Chagall's "Mother and Child at the Eiffel Tower" is visually stunning. A monochromatic lithograph, it depicts a mother and child embracing in the left foreground, while an organic depiction of the Eiffel Tower rises behind them, to the right. A well-intended arcing line forms the sun or moon. The simplicity of black and white forms juxtaposed in a work of art is always a powerful effect.
An outstanding lithograph by Jacques Lipchitz entitled "Rape of Europa" takes on a new form. A flat, blue background is the backdrop for a maelstrom of energy expressed in black. Vague figurative and equine forms struggle in a web of chaos, a familiar effect expressed by other artists who have taken on similar, classical rape scenes.
And then there's Robert Motherwell. "Untitled" consists of a bright blue background, marked with expressive white brush strokes and paint splatters. To study this piece is comparable to looking at ink blots. What will you see in the image?
"The Eye of the Collector" is a traveling exhibition created by the Hebrew Union Museum of New York. Through its extensive national and international relationships with major museums, the Sherwin Miller Museum is able to bring the only viewing of this exhibition outside of New York City. The exhibit will be on display until April 27 at 2021 E. 71st Street. For more information, call 492-1818.
Also on display at Sherwin Miller is "Unrevealed Beauty: The incredible landscapes of the Dead Sea" by photographer Duby Tal.
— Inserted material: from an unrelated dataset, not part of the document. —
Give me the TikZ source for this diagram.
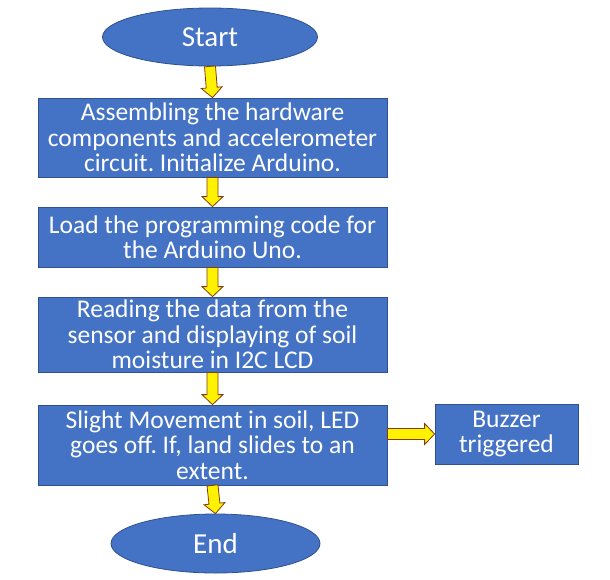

"Unrevealed Beauty" is an attempt to capture and treasure the glorious visions of this unique site, and at the same time to raise awareness to the Dead Sea's plight and to prevent its irreplaceable loss.
These stunning aerial photos of the Dead Sea region are a mind trip. Be prepared to see some very intense colors and patterns. "Unrevealed Beauty" will be on display at Sherwin Miller through March 31.